**Direction:** Write out the entire listing below exactly, with the pictures left out.

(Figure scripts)
BEGIN

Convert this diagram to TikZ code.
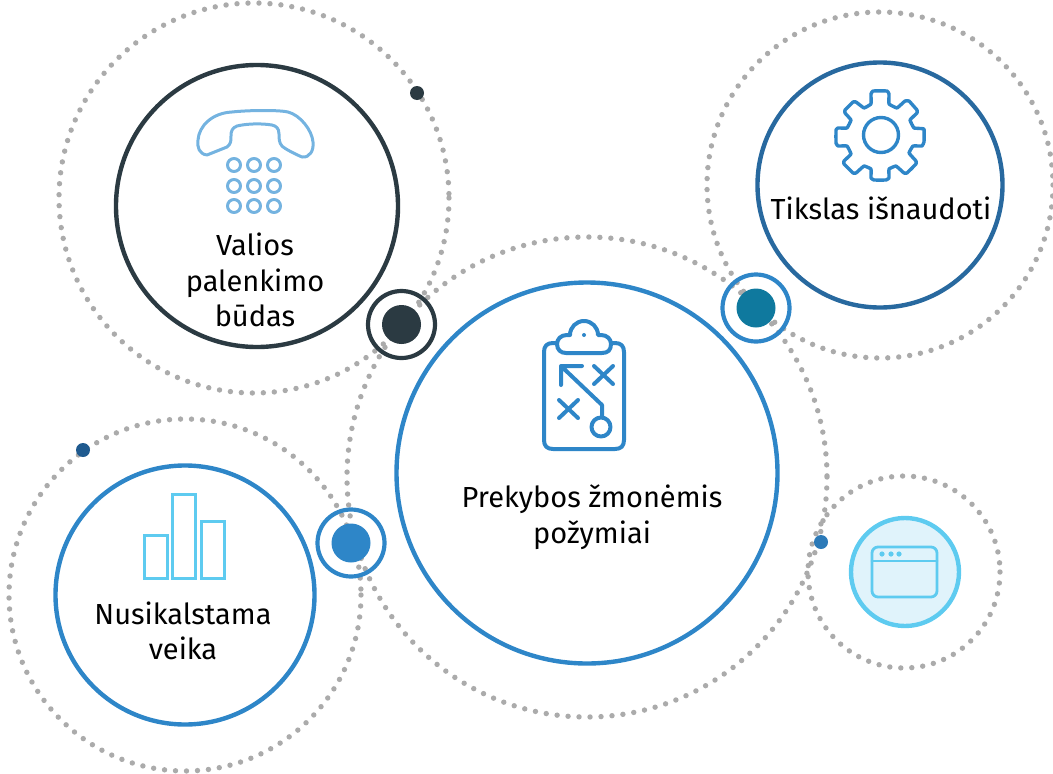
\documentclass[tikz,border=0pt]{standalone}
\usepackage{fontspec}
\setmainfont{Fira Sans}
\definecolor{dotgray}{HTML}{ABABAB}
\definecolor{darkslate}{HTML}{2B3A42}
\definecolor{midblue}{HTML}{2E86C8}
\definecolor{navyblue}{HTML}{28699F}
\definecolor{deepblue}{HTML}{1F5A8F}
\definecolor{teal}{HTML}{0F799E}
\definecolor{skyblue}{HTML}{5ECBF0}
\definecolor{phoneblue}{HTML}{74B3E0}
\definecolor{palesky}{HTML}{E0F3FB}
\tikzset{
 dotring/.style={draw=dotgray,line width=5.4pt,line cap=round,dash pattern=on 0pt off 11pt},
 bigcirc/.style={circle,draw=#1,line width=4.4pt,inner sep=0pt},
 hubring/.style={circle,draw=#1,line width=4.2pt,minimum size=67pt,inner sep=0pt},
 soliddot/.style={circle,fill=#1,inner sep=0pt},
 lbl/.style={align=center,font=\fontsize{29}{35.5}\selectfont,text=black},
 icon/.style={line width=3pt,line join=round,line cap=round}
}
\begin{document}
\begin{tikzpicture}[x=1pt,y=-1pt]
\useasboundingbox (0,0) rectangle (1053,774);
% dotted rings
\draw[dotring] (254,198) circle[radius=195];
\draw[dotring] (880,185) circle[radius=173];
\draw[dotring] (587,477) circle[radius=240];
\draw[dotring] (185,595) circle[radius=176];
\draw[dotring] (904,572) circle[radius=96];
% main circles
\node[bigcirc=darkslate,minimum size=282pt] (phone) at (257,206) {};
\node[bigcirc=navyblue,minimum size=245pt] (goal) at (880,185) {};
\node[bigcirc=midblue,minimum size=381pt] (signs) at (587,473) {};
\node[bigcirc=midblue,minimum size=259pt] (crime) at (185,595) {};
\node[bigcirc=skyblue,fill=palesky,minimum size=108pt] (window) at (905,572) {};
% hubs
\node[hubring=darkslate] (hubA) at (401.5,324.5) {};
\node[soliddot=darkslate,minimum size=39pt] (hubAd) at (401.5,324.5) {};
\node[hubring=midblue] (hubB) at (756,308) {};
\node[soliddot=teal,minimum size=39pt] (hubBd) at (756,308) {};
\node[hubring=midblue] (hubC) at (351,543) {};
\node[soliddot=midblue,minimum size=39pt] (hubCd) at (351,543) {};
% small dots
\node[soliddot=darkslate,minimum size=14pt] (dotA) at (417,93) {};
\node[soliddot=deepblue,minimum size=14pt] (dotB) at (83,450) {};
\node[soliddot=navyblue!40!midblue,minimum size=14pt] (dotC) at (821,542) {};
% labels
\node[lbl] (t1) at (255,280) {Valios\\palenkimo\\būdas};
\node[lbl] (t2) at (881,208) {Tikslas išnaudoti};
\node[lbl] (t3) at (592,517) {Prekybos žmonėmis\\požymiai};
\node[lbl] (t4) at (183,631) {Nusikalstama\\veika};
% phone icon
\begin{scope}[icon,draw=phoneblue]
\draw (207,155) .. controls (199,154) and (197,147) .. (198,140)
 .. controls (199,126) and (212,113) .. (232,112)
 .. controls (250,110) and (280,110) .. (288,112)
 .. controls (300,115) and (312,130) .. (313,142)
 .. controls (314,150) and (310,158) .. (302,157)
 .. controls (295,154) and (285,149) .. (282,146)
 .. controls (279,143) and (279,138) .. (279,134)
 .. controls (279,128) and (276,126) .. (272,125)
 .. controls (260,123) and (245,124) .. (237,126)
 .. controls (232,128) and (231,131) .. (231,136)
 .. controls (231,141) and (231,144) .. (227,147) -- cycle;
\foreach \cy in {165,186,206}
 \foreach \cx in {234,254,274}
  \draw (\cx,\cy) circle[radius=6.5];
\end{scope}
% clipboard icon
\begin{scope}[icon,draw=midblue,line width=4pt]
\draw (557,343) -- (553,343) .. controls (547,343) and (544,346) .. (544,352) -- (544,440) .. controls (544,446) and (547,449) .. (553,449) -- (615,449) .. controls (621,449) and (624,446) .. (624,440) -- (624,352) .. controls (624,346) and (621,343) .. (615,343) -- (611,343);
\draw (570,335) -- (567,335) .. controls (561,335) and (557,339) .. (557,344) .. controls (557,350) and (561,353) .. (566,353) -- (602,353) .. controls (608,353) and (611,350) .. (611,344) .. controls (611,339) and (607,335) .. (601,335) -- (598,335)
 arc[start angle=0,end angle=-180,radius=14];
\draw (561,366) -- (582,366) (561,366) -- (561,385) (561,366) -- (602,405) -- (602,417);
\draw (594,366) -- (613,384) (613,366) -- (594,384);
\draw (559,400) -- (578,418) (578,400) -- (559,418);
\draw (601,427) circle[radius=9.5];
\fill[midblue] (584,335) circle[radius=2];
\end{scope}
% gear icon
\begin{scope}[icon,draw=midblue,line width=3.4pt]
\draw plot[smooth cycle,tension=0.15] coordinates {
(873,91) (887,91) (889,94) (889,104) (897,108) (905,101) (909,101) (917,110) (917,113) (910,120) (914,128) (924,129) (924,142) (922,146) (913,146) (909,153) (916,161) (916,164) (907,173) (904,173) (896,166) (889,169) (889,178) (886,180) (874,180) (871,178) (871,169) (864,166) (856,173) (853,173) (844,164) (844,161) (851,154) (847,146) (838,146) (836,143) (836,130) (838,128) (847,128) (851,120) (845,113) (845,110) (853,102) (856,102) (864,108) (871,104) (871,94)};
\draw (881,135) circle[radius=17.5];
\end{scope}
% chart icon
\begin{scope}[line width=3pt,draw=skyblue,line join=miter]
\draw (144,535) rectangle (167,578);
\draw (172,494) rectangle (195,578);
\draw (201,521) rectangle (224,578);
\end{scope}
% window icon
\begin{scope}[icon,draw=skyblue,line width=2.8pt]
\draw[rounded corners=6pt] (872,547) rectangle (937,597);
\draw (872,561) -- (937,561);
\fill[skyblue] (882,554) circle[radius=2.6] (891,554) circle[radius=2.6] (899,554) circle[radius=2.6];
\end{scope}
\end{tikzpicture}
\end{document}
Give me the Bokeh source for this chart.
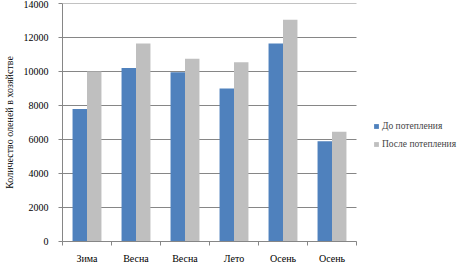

END

**Task output:**
Convert this diagram to TikZ code.
\documentclass[tikz,border=0pt]{standalone}
\usepackage{fontspec}
\setmainfont{Fira Sans}
\definecolor{dotgray}{HTML}{ABABAB}
\definecolor{darkslate}{HTML}{2B3A42}
\definecolor{midblue}{HTML}{2E86C8}
\definecolor{navyblue}{HTML}{28699F}
\definecolor{deepblue}{HTML}{1F5A8F}
\definecolor{teal}{HTML}{0F799E}
\definecolor{skyblue}{HTML}{5ECBF0}
\definecolor{phoneblue}{HTML}{74B3E0}
\definecolor{palesky}{HTML}{E0F3FB}
\tikzset{
 dotring/.style={draw=dotgray,line width=5.4pt,line cap=round,dash pattern=on 0pt off 11pt},
 bigcirc/.style={circle,draw=#1,line width=4.4pt,inner sep=0pt},
 hubring/.style={circle,draw=#1,line width=4.2pt,minimum size=67pt,inner sep=0pt},
 soliddot/.style={circle,fill=#1,inner sep=0pt},
 lbl/.style={align=center,font=\fontsize{29}{35.5}\selectfont,text=black},
 icon/.style={line width=3pt,line join=round,line cap=round}
}
\begin{document}
\begin{tikzpicture}[x=1pt,y=-1pt]
\useasboundingbox (0,0) rectangle (1053,774);
% dotted rings
\draw[dotring] (254,198) circle[radius=195];
\draw[dotring] (880,185) circle[radius=173];
\draw[dotring] (587,477) circle[radius=240];
\draw[dotring] (185,595) circle[radius=176];
\draw[dotring] (904,572) circle[radius=96];
% main circles
\node[bigcirc=darkslate,minimum size=282pt] (phone) at (257,206) {};
\node[bigcirc=navyblue,minimum size=245pt] (goal) at (880,185) {};
\node[bigcirc=midblue,minimum size=381pt] (signs) at (587,473) {};
\node[bigcirc=midblue,minimum size=259pt] (crime) at (185,595) {};
\node[bigcirc=skyblue,fill=palesky,minimum size=108pt] (window) at (905,572) {};
% hubs
\node[hubring=darkslate] (hubA) at (401.5,324.5) {};
\node[soliddot=darkslate,minimum size=39pt] (hubAd) at (401.5,324.5) {};
\node[hubring=midblue] (hubB) at (756,308) {};
\node[soliddot=teal,minimum size=39pt] (hubBd) at (756,308) {};
\node[hubring=midblue] (hubC) at (351,543) {};
\node[soliddot=midblue,minimum size=39pt] (hubCd) at (351,543) {};
% small dots
\node[soliddot=darkslate,minimum size=14pt] (dotA) at (417,93) {};
\node[soliddot=deepblue,minimum size=14pt] (dotB) at (83,450) {};
\node[soliddot=navyblue!40!midblue,minimum size=14pt] (dotC) at (821,542) {};
% labels
\node[lbl] (t1) at (255,280) {Valios\\palenkimo\\būdas};
\node[lbl] (t2) at (881,208) {Tikslas išnaudoti};
\node[lbl] (t3) at (592,517) {Prekybos žmonėmis\\požymiai};
\node[lbl] (t4) at (183,631) {Nusikalstama\\veika};
% phone icon
\begin{scope}[icon,draw=phoneblue]
\draw (207,155) .. controls (199,154) and (197,147) .. (198,140)
 .. controls (199,126) and (212,113) .. (232,112)
 .. controls (250,110) and (280,110) .. (288,112)
 .. controls (300,115) and (312,130) .. (313,142)
 .. controls (314,150) and (310,158) .. (302,157)
 .. controls (295,154) and (285,149) .. (282,146)
 .. controls (279,143) and (279,138) .. (279,134)
 .. controls (279,128) and (276,126) .. (272,125)
 .. controls (260,123) and (245,124) .. (237,126)
 .. controls (232,128) and (231,131) .. (231,136)
 .. controls (231,141) and (231,144) .. (227,147) -- cycle;
\foreach \cy in {165,186,206}
 \foreach \cx in {234,254,274}
  \draw (\cx,\cy) circle[radius=6.5];
\end{scope}
% clipboard icon
\begin{scope}[icon,draw=midblue,line width=4pt]
\draw (557,343) -- (553,343) .. controls (547,343) and (544,346) .. (544,352) -- (544,440) .. controls (544,446) and (547,449) .. (553,449) -- (615,449) .. controls (621,449) and (624,446) .. (624,440) -- (624,352) .. controls (624,346) and (621,343) .. (615,343) -- (611,343);
\draw (570,335) -- (567,335) .. controls (561,335) and (557,339) .. (557,344) .. controls (557,350) and (561,353) .. (566,353) -- (602,353) .. controls (608,353) and (611,350) .. (611,344) .. controls (611,339) and (607,335) .. (601,335) -- (598,335)
 arc[start angle=0,end angle=-180,radius=14];
\draw (561,366) -- (582,366) (561,366) -- (561,385) (561,366) -- (602,405) -- (602,417);
\draw (594,366) -- (613,384) (613,366) -- (594,384);
\draw (559,400) -- (578,418) (578,400) -- (559,418);
\draw (601,427) circle[radius=9.5];
\fill[midblue] (584,335) circle[radius=2];
\end{scope}
% gear icon
\begin{scope}[icon,draw=midblue,line width=3.4pt]
\draw plot[smooth cycle,tension=0.15] coordinates {
(873,91) (887,91) (889,94) (889,104) (897,108) (905,101) (909,101) (917,110) (917,113) (910,120) (914,128) (924,129) (924,142) (922,146) (913,146) (909,153) (916,161) (916,164) (907,173) (904,173) (896,166) (889,169) (889,178) (886,180) (874,180) (871,178) (871,169) (864,166) (856,173) (853,173) (844,164) (844,161) (851,154) (847,146) (838,146) (836,143) (836,130) (838,128) (847,128) (851,120) (845,113) (845,110) (853,102) (856,102) (864,108) (871,104) (871,94)};
\draw (881,135) circle[radius=17.5];
\end{scope}
% chart icon
\begin{scope}[line width=3pt,draw=skyblue,line join=miter]
\draw (144,535) rectangle (167,578);
\draw (172,494) rectangle (195,578);
\draw (201,521) rectangle (224,578);
\end{scope}
% window icon
\begin{scope}[icon,draw=skyblue,line width=2.8pt]
\draw[rounded corners=6pt] (872,547) rectangle (937,597);
\draw (872,561) -- (937,561);
\fill[skyblue] (882,554) circle[radius=2.6] (891,554) circle[radius=2.6] (899,554) circle[radius=2.6];
\end{scope}
\end{tikzpicture}
\end{document}
Give me the Bokeh source for this chart.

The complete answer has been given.